Endowed fellowships provide full-to-partial tuition and stipends to ease the financial pressures on Michigan Engineering graduate students, and help them avoid prolonged years of debt. With the support of endowed fellowships, these students can focus on the demands of their coursework and research.

FXB Fellowship

The Department of Aerospace Engineering (Aero) has benefited from the generosity of the François-Xavier Bagnoud (FXB) Foundation in a number of ways, including the establishment of the François-Xavier Bagnoud Fellowship of Aerospace Engineering, which provides tuition and various fees and stipends for graduate students, and one trip home each year for up to five years. Wei Shyy, Aero chair and Clarence L. “Kelly” Johnson Collegiate Professor of Engineering, said that the FXB Fellowship “offers substantial opportunity for the department to recruit the brightest students and enable them to work with faculty mentors to pursue research topics without immediate external support. Consequently, we have opportunities to promote more ‘risk taking’ in our research and energize students and faculty to do forward-looking investigation to develop a significantly new knowledge base or revolutionize certain topical areas.”

In addition to the FXB Fellowship, the FXB Foundation has magnified its impact on Aero by supporting the François-Xavier Bagnoud Professorship of Aerospace Engineering and contributing to the establishment of the FXB Building, which was completed in 1993; the creation of the Wave Field, a landscape sculpture designed by internationally renowned artist Maya Lin; the Aero Library and Learning Center; and the FXB Center for Rotary and Fixed Wing Air Vehicle Design.

Association François-Xavier Bagnoud

Association Francois-Xavier BagnoudPictured at right: Wei Shyy, Clarence L “Kelly” Johnson Collegiate Professor of Aerospace Engineering and chair; Albina du Boisrouvray, mother of François-Xavier Bagnoud; Dave Munson, Robert J. Vlasic Dean of Engineering.

The Association carries the name of François-Xavier Bagnoud (BSE Aero ’82), a helicopter pilot specializing in rescue operations, who dedicated his life to providing assistance to others.

By the end of his secondary studies, he was already a licensed and experienced pilot.
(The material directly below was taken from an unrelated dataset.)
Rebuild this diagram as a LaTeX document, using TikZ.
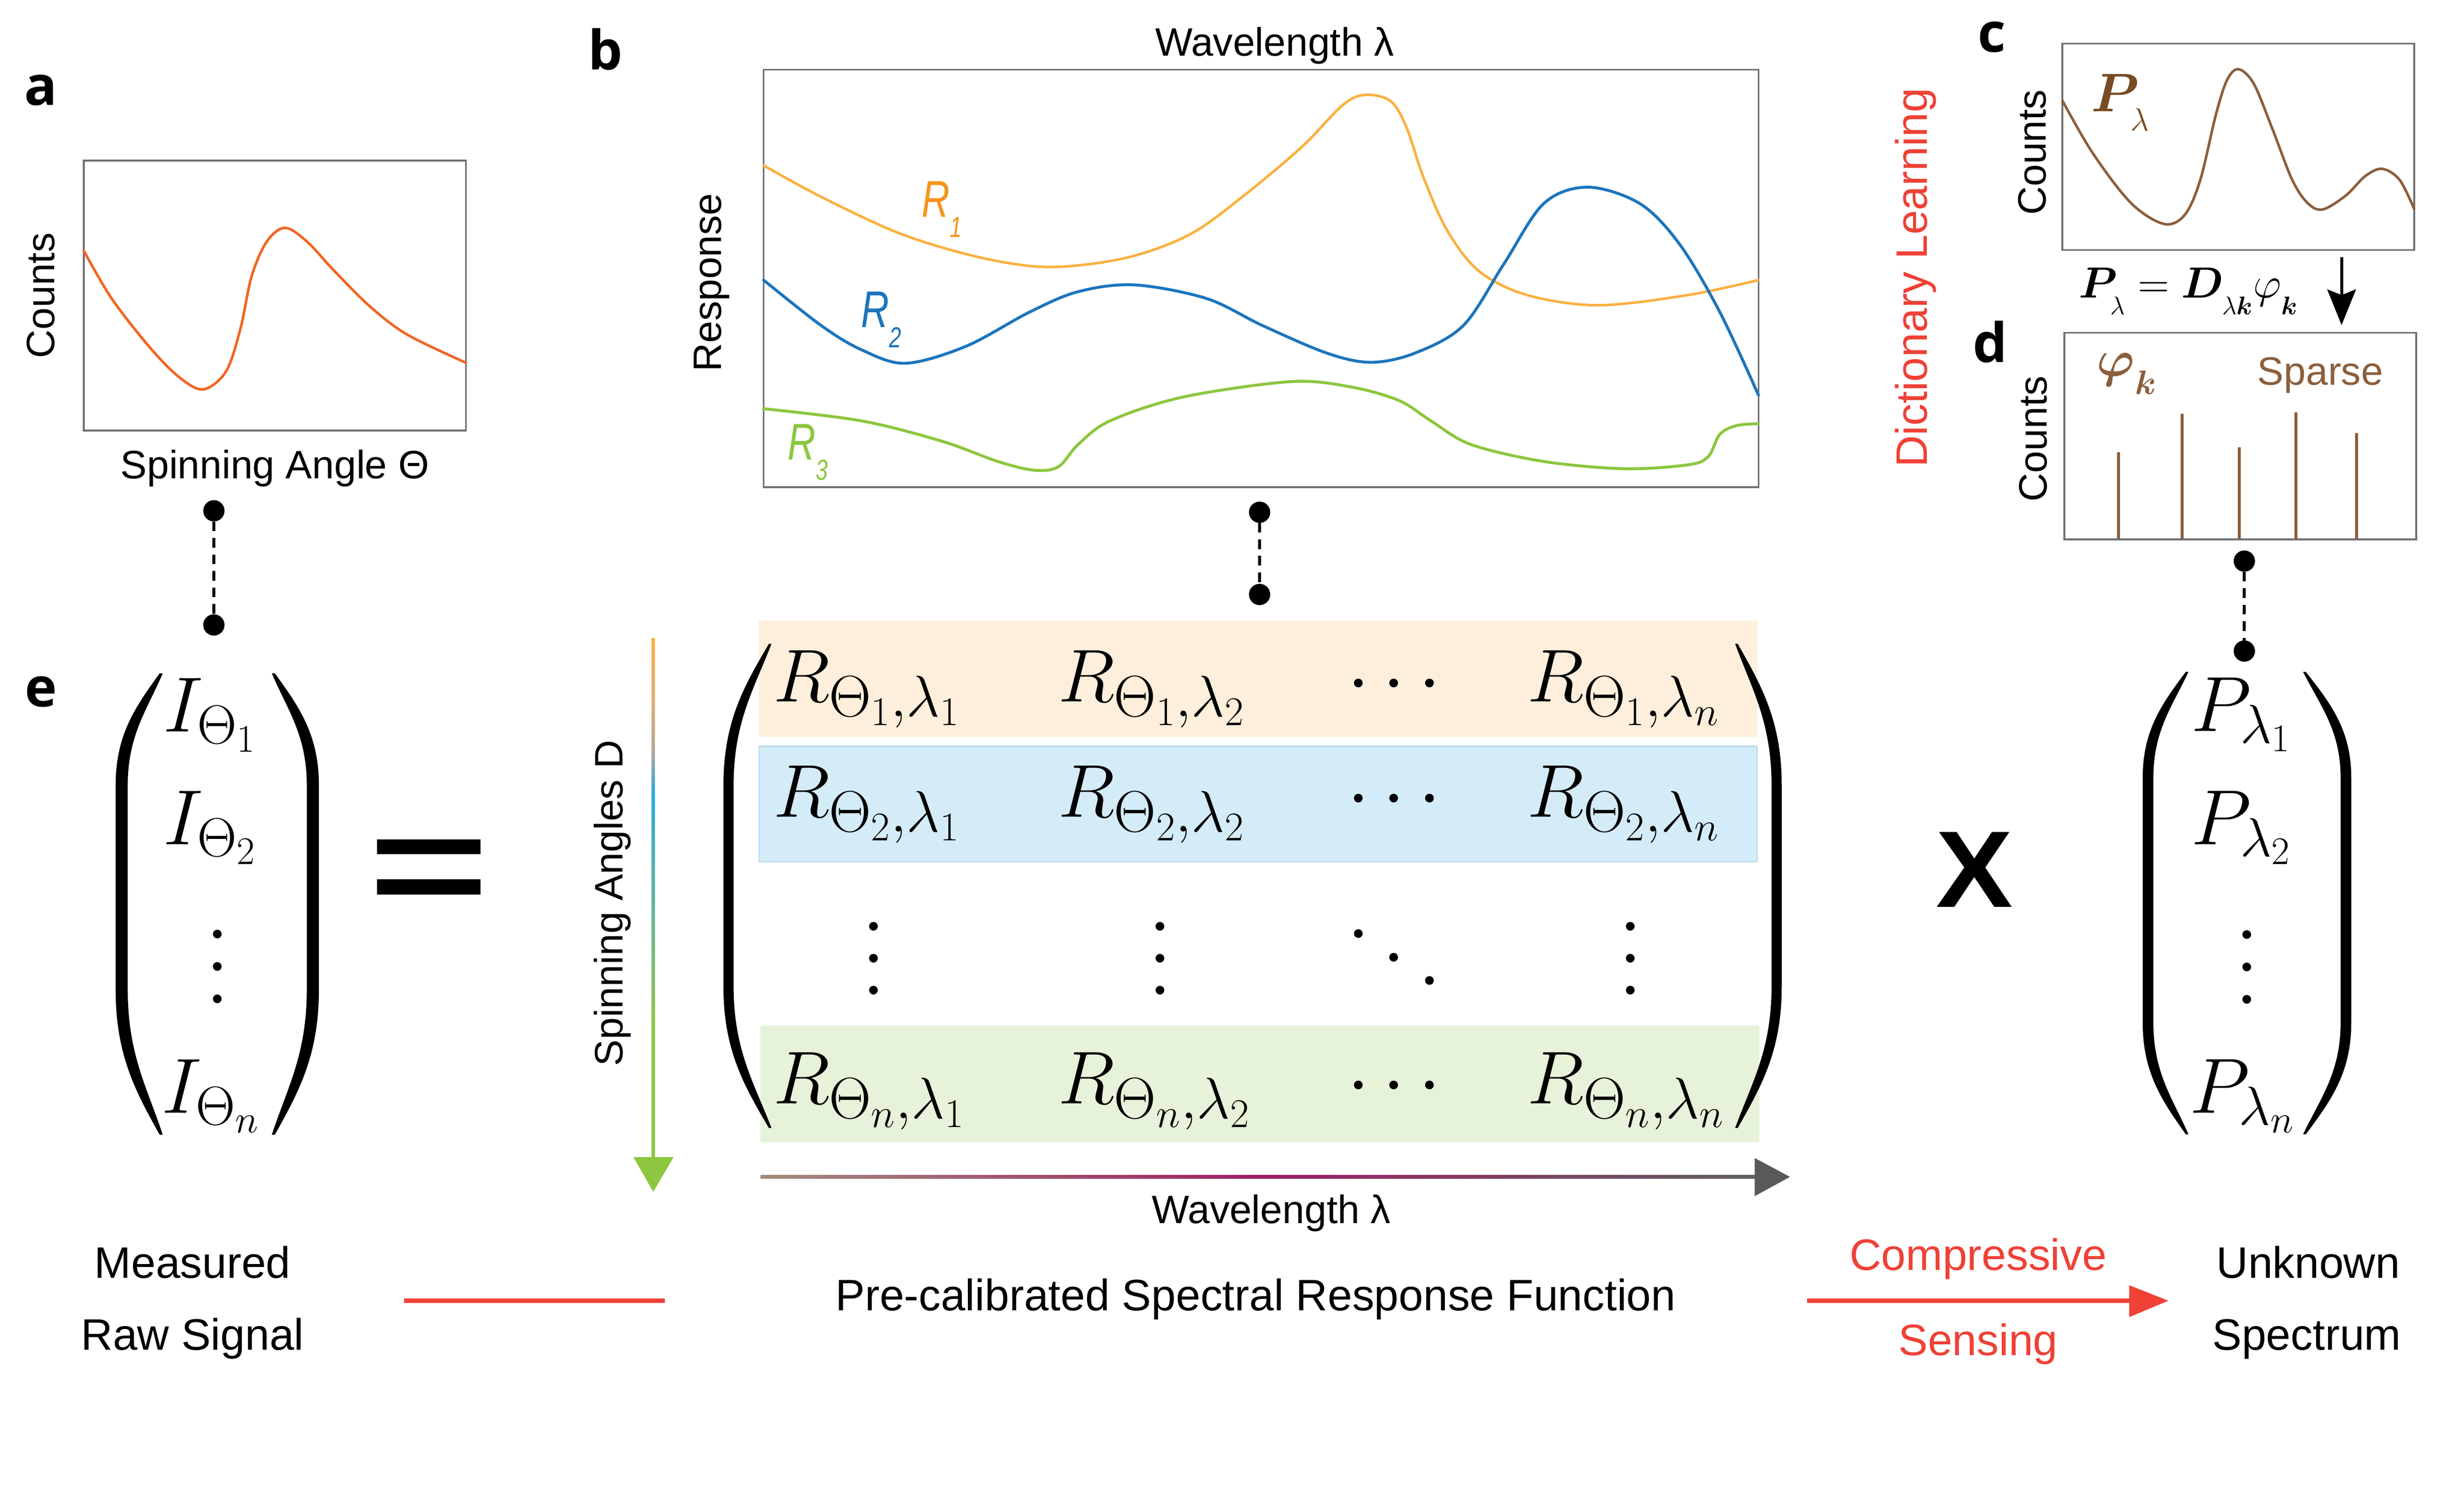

An aeronautics enthusiast, he entered the Department of Aerospace Engineering at the University of Michigan in 1979. After excelling in his studies, he obtained his engineering degree and published a reference manual: “Theory of the Helicopter for Private Pilots.”

His passion for flying was such that he became the youngest professional Instrument Flight Related (IFR) airplane and helicopter pilot in Europe at age 23. This same ardor, combined with an extreme generosity, led him to join his father’s company, Air Glaciers, in Sion, Switzerland. Within three years, he carried out some 300 rescue flights in the Alps and in the deserts of Africa.

In 1986 at the age of 24, he lost his life during a helicopter-borne mission in Mali. In 1989, his mother Albina du Boisrouvray, his family and their friends founded the Association François-Xavier Bagnoud in order to pursue, in the field of development, the rescue missions that he led and to perpetuate the values of generosity and compassion that guided his life, focusing on AIDS orphans and vulnerable children.